The screenplay, by Janet Scott Batchler, Lee Batchler, and Michael Robert Johnson, seems undisguisedly in the debt of Titanic for its theme of a rigidly oppressive social structure (literally) upended by an overwhelming natural force, taking with it two young lovers representative of the opposed classes: Emily Browning (Sucker Punch) as Cassia, the privileged daughter of Pompeii’s benign ruler (Jared Harris) and his elegant wife (Carrie-Anne Moss), and Kit Harington (Game of Thrones) as the Celtic slave Milo, whose skill in one-on-one combat has brought him to prominence as a gladiator. The film’s other stock figures include Adewale Akinnuoye-Agbaje as the Nubian warrior who becomes Milo’s closest friend and ally, and, in a portrayal that leaves no stick of scenery unchewed, Kiefer Sutherland as Corvus, the heartless Roman senator who, decades earlier, had been responsible for the bloody death of Milo’s parents, and is presently in lustful pursuit of Cassia.

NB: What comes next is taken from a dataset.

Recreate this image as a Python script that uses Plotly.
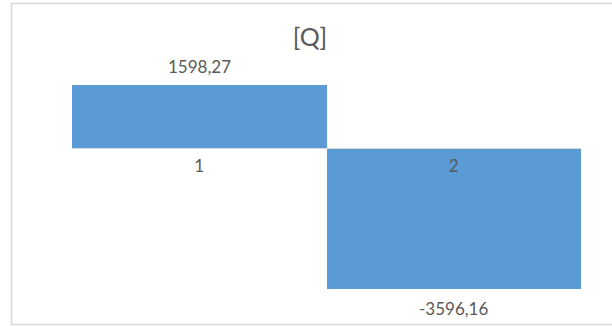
import plotly.graph_objects as go

categories = ["1", "2"]
values = [1598.27, -3596.16]
value_labels = ["1598,27", "-3596,16"]
title_text = "[Q]"

W, H = 612, 327
L, R, T, B = 72, 31, 69, 22
ymin, ymax = -4000, 2000
pw, ph = W - L - R, H - T - B

def px_x(px):
    return (px - L) / pw

def px_y(py):
    return (H - B - py) / ph

FONT = "Lato, Open Sans, sans-serif"
GREY = "#595959"

fig = go.Figure()
fig.add_trace(go.Bar(
    x=categories, y=values,
    marker=dict(color="#5b9bd5", line=dict(width=0)),
    hoverinfo="skip",
))

for i, (v, t) in enumerate(zip(values, value_labels)):
    fig.add_annotation(x=i, y=v, text=t, showarrow=False,
                       yshift=18 if v > 0 else -19,
                       font=dict(family=FONT, size=17, color=GREY))

zero_frac = (0 - ymin) / (ymax - ymin)

fig.update_layout(
    width=W, height=H,
    margin=dict(l=L, r=R, t=T, b=B),
    paper_bgcolor="white", plot_bgcolor="white",
    font=dict(family=FONT, color=GREY),
    showlegend=False, bargap=0,
    title=dict(text=title_text, x=310 / W, xanchor="center",
               y=1 - 37 / H, yanchor="middle",
               font=dict(size=25, color=GREY)),
    xaxis=dict(type="category", range=[-0.5, len(categories) - 0.5],
               anchor="free", position=zero_frac,
               showline=True, linecolor="#d9d9d9", linewidth=1,
               ticks="", showgrid=False, zeroline=False,
               tickfont=dict(size=17, color=GREY), ticklabelstandoff=3,
               layer="above traces"),
    yaxis=dict(range=[ymin, ymax], visible=False, showgrid=False, zeroline=False),
)

fig.add_shape(type="rect", xref="paper", yref="paper",
              x0=px_x(11.5), x1=px_x(640), y0=px_y(3.5), y1=px_y(324.5),
              line=dict(color="#d9d9d9", width=1.5), fillcolor="rgba(0,0,0,0)",
              layer="below")

fig.write_html("out.html")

Anderson breathes life into these familiar characters by setting them out as markers on a complex, three-dimensional game board. The playing field extends horizontally from the port of Pompeii to the base of Vesuvius, and vertically from the dungeons beneath the local coliseum, where the gladiators are held, to the top of the volcano, where ominous rumblings seem to give voice to the rising anger of the slaves and other social outcasts of the empire. This is a configuration common to many of Anderson’s films, most conspicuously in the underground redoubts of the villainous Umbrella Corporation in Anderson’s Resident Evil films, where it is emphasized, as in Pompeii, by frequent eye-of-God shots that reveal the setting as a schematic diagram. For Anderson, drama is less a question of psychology that geometry, as he tracks his characters’ efforts to move from one point on the diagram to another.
Anderson (not to be confused with his California counterpart, Paul Thomas Anderson) comes from a family of Welsh coal miners, and so might be supposed to come by both his political concerns and spatial metaphors quite naturally. Less accountable is Anderson’s loyalty, virtually unique among contemporary action directors, to the classical concept of the match cut. By carefully aligning his shots to create a sense of continuous screen direction, of coherent spaces unfolding in a consistent and meaningful manner, Anderson rediscovers a presence and physicality missing from many of today’s CGI-generated blockbusters, even as he uses CGI techniques to create his screen spaces. By combining match cuts with the depth of field of digital 3-D, Anderson rediscovers the ideal of classical filmmakers like Raoul Walsh, Allan Dwan, and Jacques Tourneur: to create a whole world, rather than a jumble of impressions.